The 2014 Banana Classic kicked off the first round with resolutions on the right to know versus individual rights, and ended with the banana-based style of metaphor round that we Northern California debaters have learned to expect at the Analy High School starter tournament. To the surprise of many, not a single resolution involved the Islamic State, nor Ukraine, nor Ebola. Instead, topics focused on education and health, with a few outlying topics on immigration and the animalistic tendencies of police.
After the first four rounds of the season, five varsity teams remained undefeated, including, from Bishop O’Dowd, the teams of Shawn Cunningham & Anna Johnson and Ryan Seideman & Tommy Vaughan, and, from Windsor, the team of Claire Ernst & Anna Skarr. Around 17 teams earned a ballot count of 3-1, including teams from Bishop O’Dowd, Campolindo, Dougherty Valley, Sonoma Academy, and Windsor. Unfortunately, since the information packet hasn’t been released yet, the entirety of the winning records are not available.
This tournament also gives us an introduction to partnerships for the upcoming season: the most notable divergence from my earlier predictions lies in Windsor’s top teams, as the partnerships of Lily Foster & Sebastian Miller and Tori Sheber & Jackson St. Amant mix things up, becoming Miller & St. Amant and Foster & Sheber.
For your convenience, included below is the open field, with known undefeated teams in bold, and known 3-1 teams in italics:
Analy: 1 team (Salkeld & Wilson)
Unknown: 1 team (Macpherson & Owens)
Bentley: 5 teams (Burshteyn & Holt, Bond & Heywood, Furer & Oczkus, Dubensky & Huang)
Unknown: 1 team (Bearson & Battles)
Bishop O’Dowd: 7 teams (Cunningham & Johnson, Seideman & Vaughan, Porter-McAvoy & Walsh, Beittel & White, McKenna & Hurtado, Figueroa & Ho, Choy & Mills)
Campolindo: 4 teams (Gomez-Siu & Hayes, Hanvey & Moore, Gong & Li, Liao & Rodriguez)
Dougherty Valley: 3 teams (Bhalla & Saranath, Sagar & Verma, Sawhney & Yu)

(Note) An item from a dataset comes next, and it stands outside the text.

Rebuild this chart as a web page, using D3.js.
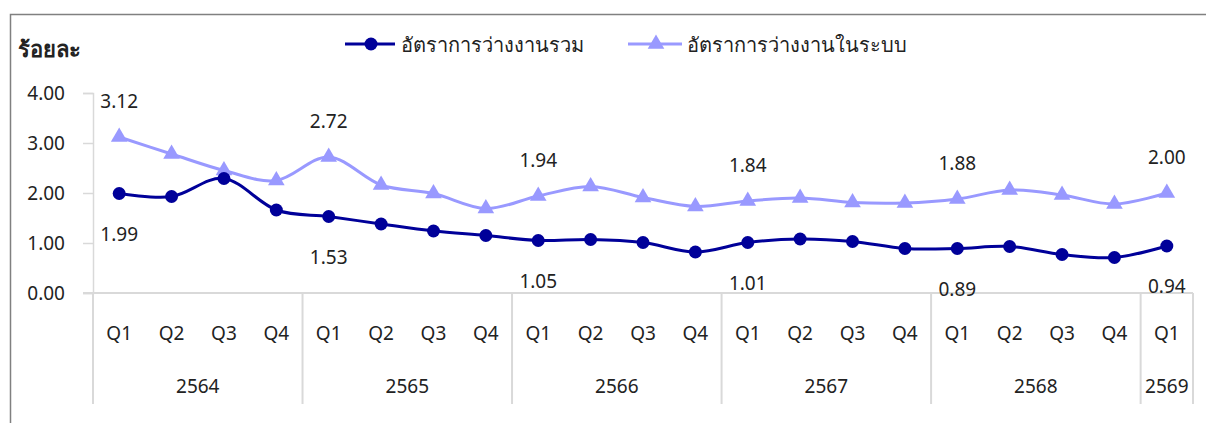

Irvington: 7 teams (Barma & Singh, Meswani & Moturi, Yoo & Liu, Acharya & Singh, Despande & Lingampali, Karshik & Mishra, Harith & Ghosh)
Leland: 2 teams (Davison & Lutzker, Larkin & Hess)
Lowell: 5 teams (Pollock & White, Chin & Rosenfeld, Cheng & McLean, Sutton & Wilcox, Chen & Jungreis)
Miramonte: 2 teams (Fogarty & Pister, Baum & Wang)
Santa Rosa: 5 teams (Fay & Suter, Spizman & Duffy, Bribiescas & Haugen, Galbraith & Hansen, Staten & Pastis)
Sonoma Academy: 7 teams (Maciorowski & Noel, Greenberg & Kolling, Bottari & Tamar-Mattis, Duncan & Saxena, Kornfein & Nekton, Marian & Teran, Griffin & Hynes)
Sonoma Valley: 2 teams (Kemp & Libbey, Cabrera & Gallo-Gaffner)
Windsor: 12 teams (Ernst & Skarr, Amant & Miller, LeRoy & Hatcher, Chu & Fraga, Davis & Escarcega, Shimizu & Shimizu, Inman & Hulett, Lavell & Nevin, Rosenthal & Dondero, Canozeri & Young, Espinoza & Ramirez, Christensen & Silver)
From a competitor’s perspective, this definitely wasn’t the easiest tournament to understand. The resolutions, while interesting, did seem to require some tricky maneuvering to keep affirmative and negative ground equal, and the need for topicality arguments in many rounds seemed to have a detrimental effect on parent judges, as we might expect. Of course, since the Banana Classic is, in essence, a warm-up tournament, and since we can expect primarily parent judges in the season to come, this tournament served for many as a reminder that in our style of debate, we must always focus on judge adaptation, rather than simply argumentation.
And, furthering the warm-up aspect of the tournament, the banana trophies this year look amazingly realistic-- so there could be a few banana-confusion choking mishaps in the debate community’s future.